At the bottom of the image is a quote from Corinthians which scholars and theologians attribute to Paul. In his two epistles, Paul describes what he saw while in Corinth and the various ways in which the inhabitants strayed from the path that Jesus had set forth. This particular verse written in Latin details that as the true believer walks by faith and not sight, they make it their aim to please the Lord whether at home or abroad. This was a key verse for pilgrims and exemplifies the difference between spatial and spiritual pilgrimage.

This work was published in Ortelius's Parergon sive veteris geographiae aliquot tabulae, which featured the areas traveled by famous figures of the ancient world. Five maps are devoted to sacred history, and those regarding the travels of Abraham, Moses, and Paul are the best known in this series.

Ortelius's Parergon

Although best known for his world atlas, the Theatrum Orbis Terrarum, the Pareregon was a project of personal interest and the work that Ortelius himself considered his greatest achievement. He had a deep curiosity about classical antiquity which spurred him to create the Parergon maps, and the amount of time and detail he put into each map is clearly evident. Ortelius hand drew each map of the Parergon, which required considerable skill and knowledge of the area’s history and geography. It is considered the first historical atlas.

Parergon means supplementary and, accordingly, the first three Parergon maps were published as supplements to the 1579 edition of the Theatrum, which had already been in print for nine years. Over time, successive editions of the Theatrum were supplemented with more Parergon maps, and there are 55 known plates overall. The Parergon was also published as its own atlas separate from the Theatrum on two occasions, once in 1595 and again in 1624.

Reference
Van den Broecke 181; Laor 545; Karrow 16c.
Ad ductum itineris et dispositonem mansionum ostendendam: Meditation, Vocation, and Sacred History in Abraham Ortelius's Parergon Melion 60
Abraham Ortelius Biography

Abraham Ortelius is perhaps the best known and most frequently collected of all sixteenth-century mapmakers. Ortelius started his career as a map colorist. In 1547 he entered the Antwerp guild of St Luke as afsetter van Karten. His early career was as a business man, and most of his journeys before 1560, were for commercial purposes. In 1560, while traveling with Gerard Mercator to Trier, Lorraine, and Poitiers, he seems to have been attracted, largely by Mercator’s influence, towards a career as a scientific geographer. From that point forward, he devoted himself to the compilation of his Theatrum Orbis Terrarum (Theatre of the World), which would become the first modern atlas.

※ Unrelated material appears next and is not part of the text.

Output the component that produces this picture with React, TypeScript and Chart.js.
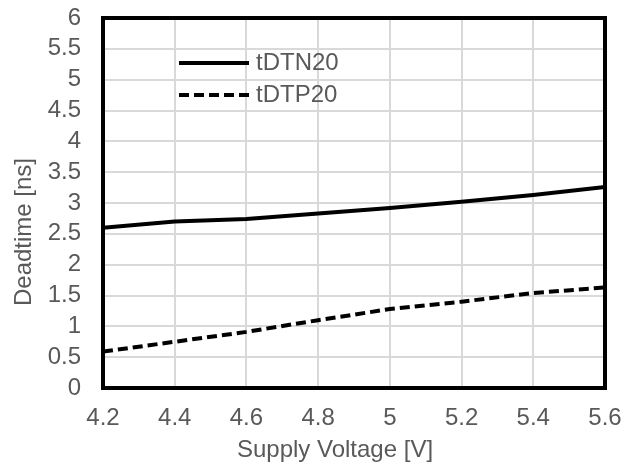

In 1564 he completed his “mappemonde", an eight-sheet map of the world. The only extant copy of this great map is in the library of the University of Basel. Ortelius also published a map of Egypt in 1565, a plan of Brittenburg Castle on the coast of the Netherlands, and a map of Asia, prior to 1570.

On May 20, 1570, Ortelius’ Theatrum Orbis Terrarum first appeared in an edition of 70 maps. By the time of his death in 1598, a total of 25 editions were published including editions in Latin, Italian, German, French, and Dutch. Later editions would also be issued in Spanish and English by Ortelius’ successors, Vrients and Plantin, the former adding a number of maps to the atlas, the final edition of which was issued in 1612. Most of the maps in Ortelius' Theatrum were drawn from the works of a number of other mapmakers from around the world; a list of 87 authors is given by Ortelius himself

In 1573, Ortelius published seventeen supplementary maps under the title of Additamentum Theatri Orbis Terrarum. In 1575 he was appointed geographer to the king of Spain, Philip II, on the recommendation of Arias Montanus, who vouched for his orthodoxy (his family, as early as 1535, had fallen under suspicion of Protestantism). In 1578 he laid the basis of a critical treatment of ancient geography with his Synonymia geographica (issued by the Plantin press at Antwerp and republished as Thesaurus geographicus in 1596). In 1584 he issued his Nomenclator Ptolemaicus, a Parergon (a series of maps illustrating ancient history, sacred and secular). Late in life, he also aided Welser in his edition of the Peutinger Table (1598).